## AIM
Go through the records below from the first line and print each one exactly, stopping after the line that contains "var temps = [1200, 1300, 1400, 1500, 1600];". Do not print pictures or anything past that line.

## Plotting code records
#####
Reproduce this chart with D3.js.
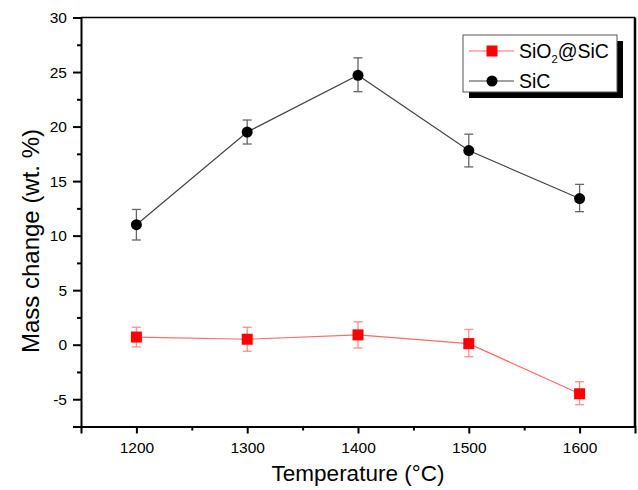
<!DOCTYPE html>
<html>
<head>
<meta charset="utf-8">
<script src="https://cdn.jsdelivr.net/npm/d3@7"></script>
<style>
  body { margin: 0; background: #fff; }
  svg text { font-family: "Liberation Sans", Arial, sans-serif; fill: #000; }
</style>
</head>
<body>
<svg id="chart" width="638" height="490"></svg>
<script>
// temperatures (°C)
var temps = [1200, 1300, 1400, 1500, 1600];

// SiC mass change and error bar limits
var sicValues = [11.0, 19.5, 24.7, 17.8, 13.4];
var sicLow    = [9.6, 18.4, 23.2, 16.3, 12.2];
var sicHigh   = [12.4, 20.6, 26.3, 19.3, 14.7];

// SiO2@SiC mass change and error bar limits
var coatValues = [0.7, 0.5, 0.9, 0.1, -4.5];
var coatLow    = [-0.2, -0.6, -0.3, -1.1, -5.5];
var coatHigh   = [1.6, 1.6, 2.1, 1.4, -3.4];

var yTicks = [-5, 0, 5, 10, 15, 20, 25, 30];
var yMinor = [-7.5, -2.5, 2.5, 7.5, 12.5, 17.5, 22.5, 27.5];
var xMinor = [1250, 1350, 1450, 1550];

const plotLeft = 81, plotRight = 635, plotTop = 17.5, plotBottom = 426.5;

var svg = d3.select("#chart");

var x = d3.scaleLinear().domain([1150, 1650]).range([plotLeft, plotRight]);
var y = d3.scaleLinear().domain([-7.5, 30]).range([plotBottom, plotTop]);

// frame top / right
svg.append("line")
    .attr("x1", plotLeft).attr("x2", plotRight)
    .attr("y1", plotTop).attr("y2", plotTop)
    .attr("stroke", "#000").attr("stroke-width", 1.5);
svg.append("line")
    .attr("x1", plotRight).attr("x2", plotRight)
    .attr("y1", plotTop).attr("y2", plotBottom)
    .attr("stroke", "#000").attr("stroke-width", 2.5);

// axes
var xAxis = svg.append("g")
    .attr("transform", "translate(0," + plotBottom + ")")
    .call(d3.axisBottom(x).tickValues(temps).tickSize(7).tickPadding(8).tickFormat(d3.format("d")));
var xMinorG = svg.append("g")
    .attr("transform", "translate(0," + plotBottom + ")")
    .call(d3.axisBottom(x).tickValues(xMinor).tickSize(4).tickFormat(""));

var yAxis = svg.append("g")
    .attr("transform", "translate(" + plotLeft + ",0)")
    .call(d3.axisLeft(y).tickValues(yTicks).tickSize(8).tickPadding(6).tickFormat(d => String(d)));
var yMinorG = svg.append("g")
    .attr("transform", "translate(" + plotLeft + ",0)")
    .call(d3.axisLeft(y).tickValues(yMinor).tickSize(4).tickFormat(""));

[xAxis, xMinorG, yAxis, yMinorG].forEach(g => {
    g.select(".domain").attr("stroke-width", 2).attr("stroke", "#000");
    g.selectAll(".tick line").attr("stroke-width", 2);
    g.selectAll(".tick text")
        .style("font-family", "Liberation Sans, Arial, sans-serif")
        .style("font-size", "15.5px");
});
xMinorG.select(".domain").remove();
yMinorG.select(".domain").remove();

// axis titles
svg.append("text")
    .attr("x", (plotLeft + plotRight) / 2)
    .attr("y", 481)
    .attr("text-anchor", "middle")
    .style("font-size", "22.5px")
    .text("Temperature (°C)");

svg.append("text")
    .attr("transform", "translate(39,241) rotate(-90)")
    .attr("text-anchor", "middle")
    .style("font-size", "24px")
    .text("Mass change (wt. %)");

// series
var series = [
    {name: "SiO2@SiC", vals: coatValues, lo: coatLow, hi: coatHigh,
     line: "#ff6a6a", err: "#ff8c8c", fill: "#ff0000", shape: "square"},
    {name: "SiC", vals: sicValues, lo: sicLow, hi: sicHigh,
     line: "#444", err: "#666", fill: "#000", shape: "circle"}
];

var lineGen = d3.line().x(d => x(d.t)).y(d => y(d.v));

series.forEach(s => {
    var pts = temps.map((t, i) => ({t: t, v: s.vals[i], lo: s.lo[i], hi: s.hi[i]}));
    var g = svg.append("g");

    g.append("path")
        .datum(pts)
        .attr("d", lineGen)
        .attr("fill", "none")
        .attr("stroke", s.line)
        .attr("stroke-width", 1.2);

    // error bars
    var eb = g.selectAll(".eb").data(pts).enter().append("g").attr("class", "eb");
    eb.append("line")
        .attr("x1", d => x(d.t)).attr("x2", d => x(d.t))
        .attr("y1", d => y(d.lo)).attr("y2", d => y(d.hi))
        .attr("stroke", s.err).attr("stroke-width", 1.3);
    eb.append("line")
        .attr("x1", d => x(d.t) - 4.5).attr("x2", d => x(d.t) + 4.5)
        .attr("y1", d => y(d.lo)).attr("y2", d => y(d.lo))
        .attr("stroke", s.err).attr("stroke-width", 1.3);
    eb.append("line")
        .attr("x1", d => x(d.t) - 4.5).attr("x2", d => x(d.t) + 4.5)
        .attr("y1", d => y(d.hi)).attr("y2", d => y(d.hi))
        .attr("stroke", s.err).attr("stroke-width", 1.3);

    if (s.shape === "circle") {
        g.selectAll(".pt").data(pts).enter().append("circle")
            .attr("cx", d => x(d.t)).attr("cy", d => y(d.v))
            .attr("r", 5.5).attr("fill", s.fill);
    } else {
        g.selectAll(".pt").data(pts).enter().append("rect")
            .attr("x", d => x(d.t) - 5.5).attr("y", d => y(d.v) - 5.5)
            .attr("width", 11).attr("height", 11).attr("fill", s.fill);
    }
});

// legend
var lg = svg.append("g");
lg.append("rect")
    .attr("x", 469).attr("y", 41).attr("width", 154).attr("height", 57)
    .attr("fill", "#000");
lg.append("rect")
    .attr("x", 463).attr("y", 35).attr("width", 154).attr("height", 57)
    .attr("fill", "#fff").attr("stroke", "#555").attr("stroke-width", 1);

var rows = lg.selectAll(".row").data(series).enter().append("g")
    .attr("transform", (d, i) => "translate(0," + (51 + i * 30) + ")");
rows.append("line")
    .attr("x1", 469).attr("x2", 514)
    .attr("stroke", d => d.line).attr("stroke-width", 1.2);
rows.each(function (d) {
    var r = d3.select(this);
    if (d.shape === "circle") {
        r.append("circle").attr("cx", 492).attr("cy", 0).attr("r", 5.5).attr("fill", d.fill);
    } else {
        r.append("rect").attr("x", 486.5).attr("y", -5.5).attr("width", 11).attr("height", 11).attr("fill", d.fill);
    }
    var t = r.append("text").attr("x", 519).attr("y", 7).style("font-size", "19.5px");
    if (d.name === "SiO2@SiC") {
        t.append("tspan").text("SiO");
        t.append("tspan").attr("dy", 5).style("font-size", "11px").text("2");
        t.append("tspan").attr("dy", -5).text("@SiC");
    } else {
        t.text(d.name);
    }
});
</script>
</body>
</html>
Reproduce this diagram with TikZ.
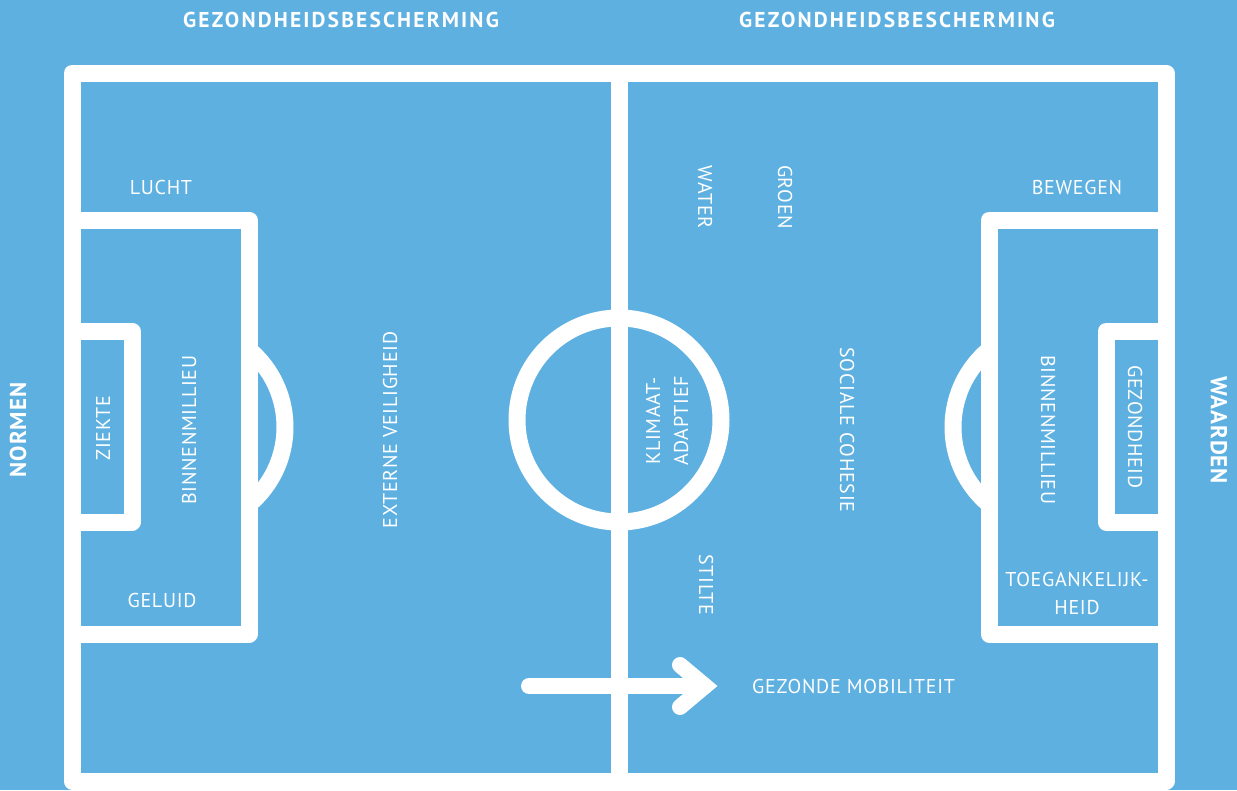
#####
## EXERCISE RESULT
Reproduce this chart with D3.js.
<!DOCTYPE html>
<html>
<head>
<meta charset="utf-8">
<script src="https://cdn.jsdelivr.net/npm/d3@7"></script>
<style>
  body { margin: 0; background: #fff; }
  svg text { font-family: "Liberation Sans", Arial, sans-serif; fill: #000; }
</style>
</head>
<body>
<svg id="chart" width="638" height="490"></svg>
<script>
// temperatures (°C)
var temps = [1200, 1300, 1400, 1500, 1600];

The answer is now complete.